We launched at Thomas Pilcher park at 8 a.m. and headed for Jolly Bayou; word is there are big reds on the bayou’s South Bank. We started on the north side by the Bridge and decided we were going to work around the whole bayou. I threw a SSB on a ¼-ounce head, and Jake Wright was throwing a Saltwater Assassin on a 1/8th ounce. We were getting a few pinfish pecks, but the water is so tainted from all the freshwater, there was maybe a foot of visibility. We moved in and out of the docks throwing around them and under them with nothing. As we went around the last dock, Jake threw and caught a 14-inch rat red. That gave us a little hope that there may be reds there. We finished working around the bayou not catching another fish, and the weather turned for the worst. We made the decision to run back to Panama City and just make the run again. We will need more than a weekend to figure out the east side of Choctaw Bay.



We wanted to check on the ride back to Panama City, so we launched at Bailey Bridge and ran to the first area. On the third cast, I hooked up, but apparently had a bad hook set, as the fish spit the bait by the boat. Jake hooked up and landed a legal trout but neither one of use were worried about keeping trout that day. We continued to move the flat and I hooked up again; this time it was a big red. I could see the wake and feel the weight on the rod, then I saw my bait fly out of the water and land about 10 feet from the boat. I paused with confusion and my line took off; a rat red picked it up and landed him instead. I know the way you work a SSB you can get funny hook sets, but two in a row spit the hook — unacceptable. I changed jig heads and baits to try and avoid losing another fish if possible. We made our way down the rest of the flat with short strikes and no fish.

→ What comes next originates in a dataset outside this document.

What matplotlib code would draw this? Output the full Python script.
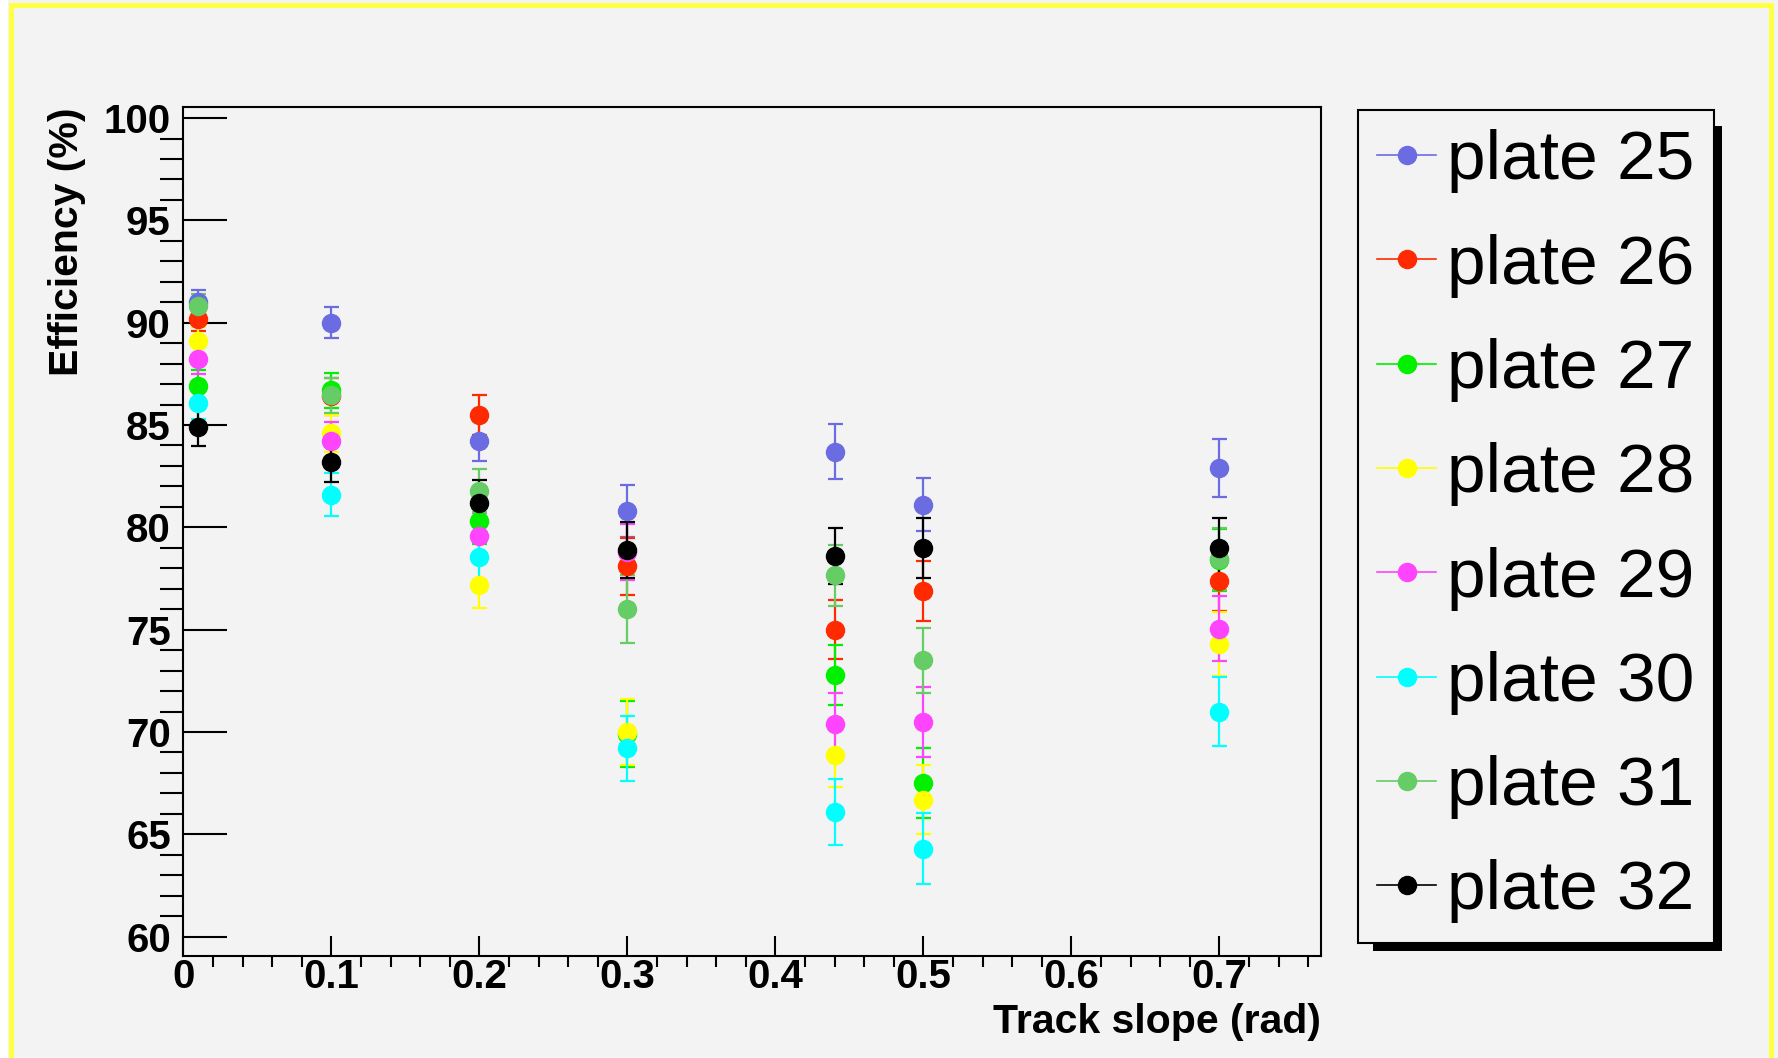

The weather had begun to turn bad; we made the decision to hit one more spot on the way back to the landing. We pulled up, the water was tainted with 1 or less feet of visibility. As we moved toward the shore, I saw nervous water moving parallel with the shoreline. I cast in front of it and waited. I felt a thump and the drag took off. The water exploded as the rest of the reds in the school panicked and took off. I landed about a 4-pound red and knew enough now to decide a game plan for the tournament.

As much as we are trying to master every body of water we have to fish, we also need to have fish to weigh to maintain, if not move into first for team of the year standings. We will make the run back to Panama City, probably must stop by the marina and refuel to definitely make it back to weigh.